Friday, Nov. 03, 1967
JACK SMITH, a columnist for the Los Angeles Times, recently called attention to two full-page ads that appeared in TIME. One was for Antioch College, a small (under 2,000 students) liberal arts school in southwestern Ohio; the other was for an even smaller college in Wisconsin, VITERBO COLLEGE: BERKELEY WE AIN'T, its message began. What seemed to intrigue Smith was that two such small schools could afford such ads in a national magazine. He reported that when Raymond Colvig, the public-information manager for the University of California (and its Berkeley campus) saw the Viterbo ad, he wrote the college: "We agree completely that Berkeley you ain't. As a matter of fact, Viterbo we ain't. Should we buy a TIME ad to get this message out?"
What Smith and Colvig did not realize was that neither college paid for its ad. Theirs were two among more than 100 full-page regional ads that TIME has donated to colleges during the past year. The program began with an ad for St. Joseph's College, a small school in Indiana, which reports that, so far, the appeal in TIME has brought in more than $80,000. Our purpose is to help alleviate an increasingly perplexing plight of big and small colleges: chronically short of advertising dollars, most cannot afford the kind of influential messages that will attract a diversity of students and faculty and a healthy flow of funds.

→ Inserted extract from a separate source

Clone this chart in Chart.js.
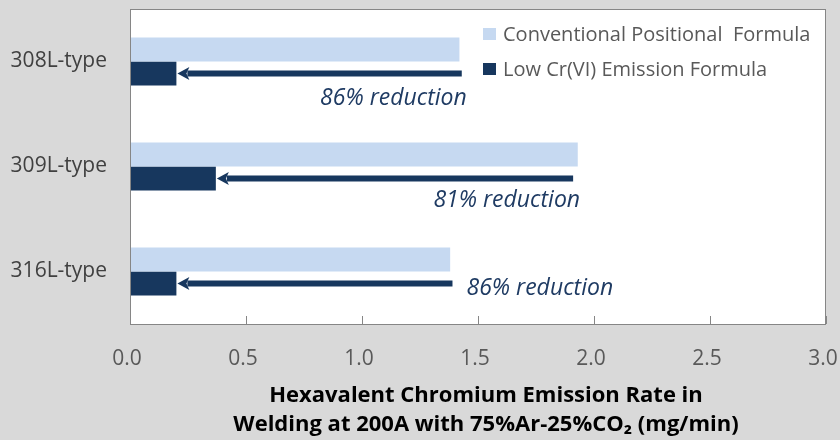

When the program was announced, we said that the magazine "might run as many as 50 free ads a year." Within a few months, we had requests from 500 educational institutions. Some requests had to be turned down because the school was unaccredited or did not meet the criteria of "demonstrating the imagination and scope that will appeal to TIME's readers." Others faced the problem of conceiving and executing an effective ad. While we received many remarkably fine homemade ads, some widely missed the level of graphics and style likely to please the TIME audience. Rather than disqualify colleges whose ads were inadequate, we enlisted advertising agencies that, on a voluntary basis, professionally recast the colleges' rough copy and graphics for greater impact. Creative services have already been contributed by nearly 35 agencies, some of them advertising giants, such as J. Walter Thompson, BBDO, Doyle Dane Bernbach and McCann-Erickson.
In letters of appreciation, school executives have credited TIME ads with drawing gifts as high as $500,000, and for record staff and student recruitment from social and geographic areas that they previously were unable to reach effectively. And long after their issues are off the newsstands, the colleges send reprints of their ads (we provide 2,000 free and any additional at cost) to alumni and friends. Although we now have a very large backlog of ads that we have promised to run, we are still receiving and considering new ads from worthy colleges.